| I’ve spent the last 2.5 months building a product that runs LLM-powered code reviews on my pull requests — and I just launched it. The tool is built specifically for solo developers. You install it on your repo, trigger a scan by creating a pull request, and it leaves structured review comments using OpenAI under the hood. Funnily enough, I used the dev version of this app to review its own pull requests while building it. It helped me spot bugs, simplify structure, and keep quality high — all with minimal need for another human in the loop. Things I want to try out in the next months :
- Model integrations beyond OpenAI: Claude, Gemini, DeepSeek, LLaMA - Bring Your Own Model (BYOM) - Smarter review agents: repo memory, config-awareness, custom rules Right now I’m focused on getting feedback from devs and evolving based on what actually helps. Try it here: [https://codii.dev] I’d love feedback on: - Are the reviews actually useful for you or noisy?

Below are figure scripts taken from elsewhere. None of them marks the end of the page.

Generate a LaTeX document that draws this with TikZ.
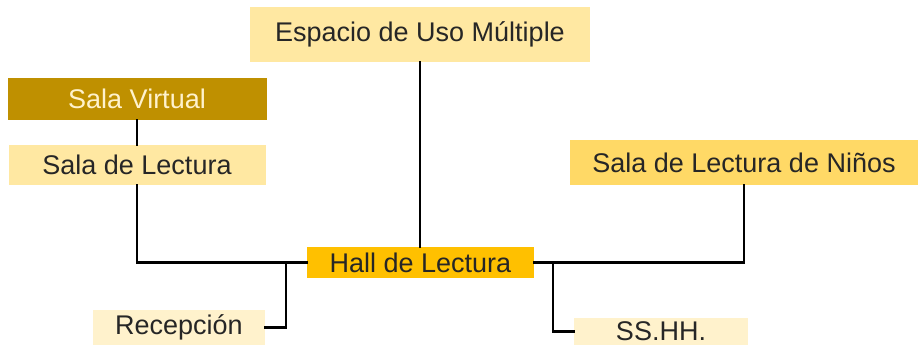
\documentclass[tikz,border=0pt]{standalone}
\usepackage{fontspec}
\setmainfont{Liberation Sans}
\usetikzlibrary{positioning}

\definecolor{oro}{HTML}{BF9000}
\definecolor{ambar}{HTML}{FFC000}
\definecolor{crema}{HTML}{FFE8A2}
\definecolor{mostaza}{HTML}{FFD966}
\definecolor{palido}{HTML}{FFF2CC}

\begin{document}
\begin{tikzpicture}[x=1pt, y=-1pt,
      area/.style={inner sep=0pt, font=\fontsize{27}{32}\selectfont, text=black!85},
      con/.style={line width=2.6pt, line cap=rect}]

    \useasboundingbox (0,0) rectangle (918,345);

    % ===== areas =====
    \node[area, fill=crema, minimum width=340pt, minimum height=55pt]
        (uso) at (420,34.5) {Espacio de Uso Múltiple};
    \node[area, fill=oro, text=palido, minimum width=259pt, minimum height=42pt]
        (virtual) at (137,99) {Sala Virtual};
    \node[area, fill=crema, minimum width=257pt, minimum height=40pt]
        (lectura) at (137,165) {Sala de Lectura};
    \node[area, fill=mostaza, minimum width=348pt, minimum height=45pt]
        (ninos) at (744,162.5) {Sala de Lectura de Niños};
    \node[area, fill=ambar, minimum width=227pt, minimum height=31pt]
        (hall) at (420.5,262.5) {Hall de Lectura};
    \node[area, fill=palido, minimum width=172pt, minimum height=35pt]
        (recep) at (179,327.5) {Recepción};
    \node[area, fill=palido, minimum width=174pt, minimum height=27pt]
        (sshh) at (661,331.5) {SS.HH.};

    % ===== conexiones =====
    \draw[con] (virtual.south) -- (lectura.north);
    \draw[con] (lectura.south) |- (hall.west);
    \draw[con] (uso.south) -- (uso.south |- hall.north);
    \draw[con] (hall.east) -| (ninos.south);
    \draw[con] (recep.east) -| (286,262.5);
    \draw[con] (sshh.west) -| (553,262.5);

\end{tikzpicture}
\end{document}
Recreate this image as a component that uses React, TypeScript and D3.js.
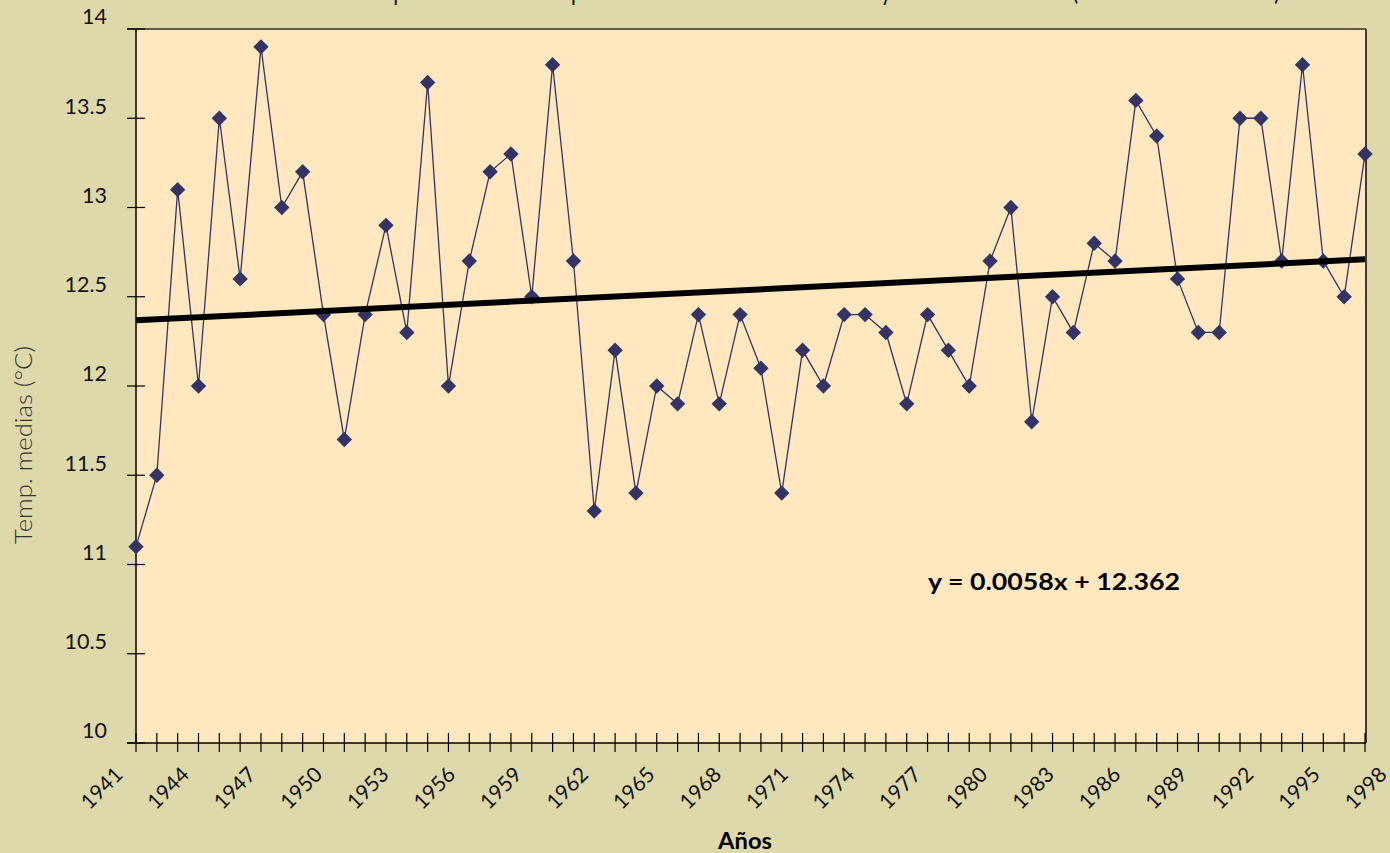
import React from "react";
import * as d3 from "d3";

const values: number[] = [
  11.1, 11.5, 13.1, 12.0, 13.5, 12.6, 13.9, 13.0, 13.2, 12.4,
  11.7, 12.4, 12.9, 12.3, 13.7, 12.0, 12.7, 13.2, 13.3, 12.5,
  13.8, 12.7, 11.3, 12.2, 11.4, 12.0, 11.9, 12.4, 11.9, 12.4,
  12.1, 11.4, 12.2, 12.0, 12.4, 12.4, 12.3, 11.9, 12.4, 12.2,
  12.0, 12.7, 13.0, 11.8, 12.5, 12.3, 12.8, 12.7, 13.6, 13.4,
  12.6, 12.3, 12.3, 13.5, 13.5, 12.7, 13.8, 12.7, 12.5, 13.3,
];
const pointIndex: number[] = values.map((_, i) => i + 1);

const xLabels: string[] = [
  "1941", "1944", "1947", "1950", "1953", "1956", "1959", "1962", "1965", "1968",
  "1971", "1974", "1977", "1980", "1983", "1986", "1989", "1992", "1995", "1998",
];
const yTicks: number[] = [10, 10.5, 11, 11.5, 12, 12.5, 13, 13.5, 14];
const yTickLabels: string[] = ["10", "10.5", "11", "11.5", "12", "12.5", "13", "13.5", "14"];

const trendSlope = 0.0058;
const trendIntercept = 12.362;
const equationText = "y = 0.0058x + 12.362";
const titleText =
  "Temperatura media del periodo de estudio en la estación y su tendencia lineal (serie de 1941 a 1998)";
const yAxisTitle = "Temp. medias (°C)";
const xAxisTitle = "Años";

const W = 1390;
const H = 853;
const L = 136;
const R = 1365;
const T = 29;
const B = 743;

const FONT = "Lato, 'Noto Sans', sans-serif";

export default function App() {
  const x = d3.scalePoint<number>().domain(pointIndex).range([L, R]);
  const y = d3.scaleLinear().domain([10, 14]).range([B, T]);
  const labelX = d3.scalePoint<string>().domain(xLabels).range([124, 1388]);

  const line = d3
    .line<number>()
    .x((_, i) => x(pointIndex[i]) as number)
    .y((d) => y(d));

  const trendPts = [pointIndex[0], pointIndex[pointIndex.length - 1]];
  const trendLine = d3
    .line<number>()
    .x((d) => x(d) as number)
    .y((d) => y(trendSlope * d + trendIntercept));

  const diamond = d3.symbol().type(d3.symbolSquare).size(118)() as string;

  return (
    <svg
      width={W}
      height={H}
      style={{ position: "absolute", left: 0, top: 0, display: "block" }}
      fontFamily={FONT}
    >
      <rect x={0} y={0} width={W} height={H} fill="#DED9AA" />
      <text
        x={355}
        y={0}
        fontSize={26}
        textLength={925}
        lengthAdjust="spacingAndGlyphs"
        fill="#111"
      >
        {titleText}
      </text>
      <rect x={L} y={T} width={R - L} height={B - T} fill="#FFE8BF" />
      <line x1={127} x2={R + 1} y1={T} y2={T} stroke="#5E5A44" strokeWidth={2} />
      <line x1={R + 1} x2={R + 1} y1={T} y2={B} stroke="#3F3C2E" strokeWidth={2} />
      <line x1={L} x2={L} y1={T} y2={B} stroke="#000" strokeWidth={1.5} />
      {yTicks.map((t, i) => (
        <g key={"yt" + i}>
          <line x1={127} x2={145} y1={y(t)} y2={y(t)} stroke="#000" strokeWidth={1.2} />
          <text
            x={107}
            y={y(t)}
            dy="-0.22em"
            textAnchor="end"
            fontSize={21.5}
            fill="#111"
          >
            {yTickLabels[i]}
          </text>
        </g>
      ))}
      <line x1={127} x2={R + 1} y1={B} y2={B} stroke="#000" strokeWidth={1.5} />
      {pointIndex.map((p) => (
        <line
          key={"xt" + p}
          x1={x(p)}
          x2={x(p)}
          y1={733}
          y2={752}
          stroke="#000"
          strokeWidth={1.2}
        />
      ))}
      {xLabels.map((lab) => (
        <text
          key={lab}
          transform={`translate(${labelX(lab)},${776}) rotate(-45)`}
          textAnchor="end"
          fontSize={21}
          fill="#111"
        >
          {lab}
        </text>
      ))}
      <path d={line(values) as string} fill="none" stroke="#333366" strokeWidth={1.3} />
      {values.map((v, i) => (
        <path
          key={"pt" + i}
          d={diamond}
          transform={`translate(${x(pointIndex[i])},${y(v)}) rotate(45)`}
          fill="#333366"
        />
      ))}
      <path d={trendLine(trendPts) as string} fill="none" stroke="#000" strokeWidth={6} />
      <text
        x={928}
        y={590}
        fontSize={22}
        fontWeight="bold"
        textLength={252}
        lengthAdjust="spacingAndGlyphs"
        fill="#000"
      >
        {equationText}
      </text>
      <text
        transform={`translate(32,445) rotate(-90)`}
        textAnchor="middle"
        fontSize={24}
        fontWeight={300}
        textLength={198}
        lengthAdjust="spacingAndGlyphs"
        fill="#333"
      >
        {yAxisTitle}
      </text>
      <text
        x={745}
        y={849}
        textAnchor="middle"
        fontSize={22}
        fontWeight="bold"
        textLength={54}
        lengthAdjust="spacingAndGlyphs"
        fill="#000"
      >
        {xAxisTitle}
      </text>
    </svg>
  );
}
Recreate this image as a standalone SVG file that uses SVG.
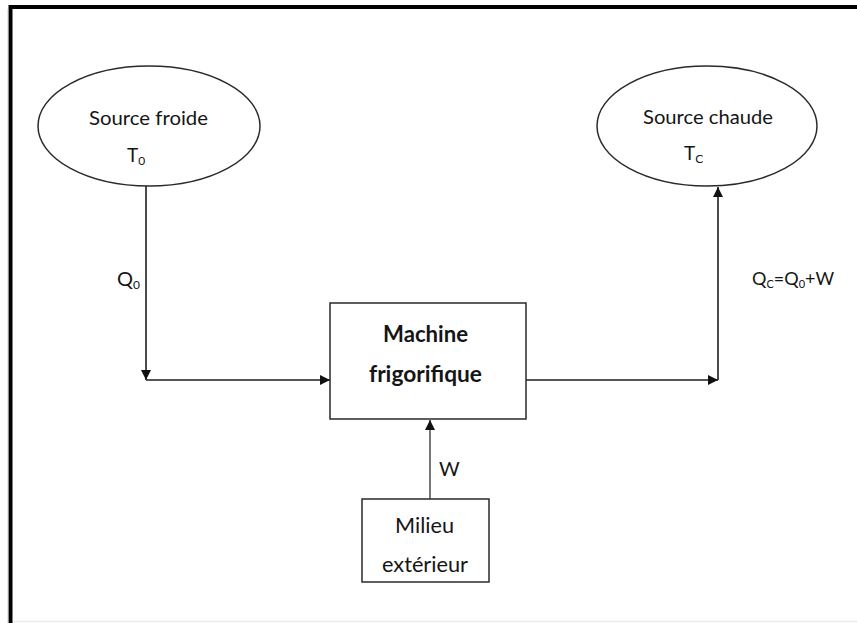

- What would make this fit into your workflow?
- Anything obviously missing, confusing, or broken? Happy to answer any questions! (feel free to dm me on X https://x.com/cepstrum9) |
- 9$/mth for what? To insert my API key? I'm assuming you're not paying for my Claude bill.
- The "Why Consider Codii" section is inconsistent and doesn't really explain why I'd use Codii. Also you cannot claim it's consistent (because LLM's can't be consistent, but that aside) without at least some examples.
- 10 scans a month is not enough when trying out a tool, I'd want one team member to be able to use it for his workflow, and you're not going to make it through the first two weeks with 10 scans. I understand that the target audience is solo devs, but what makes this exclusive to solo devs? Why aim for such a niche market? It says "no more waiting on team members", so it's not only solo devs that you want to target. Lean into who you are targeting.
- This site uses modern tools but still feels clunky (icons not sizing nicely, divider doesn't fill the screen, etc.). Inconsistencies on your landing page is a big no-no, and shows how low the bar has been set for the end product. There are pre-made landing pages (e.g. astro templates) that come over as more professional.
That aside, congrats on the launch. Hope you make something of it!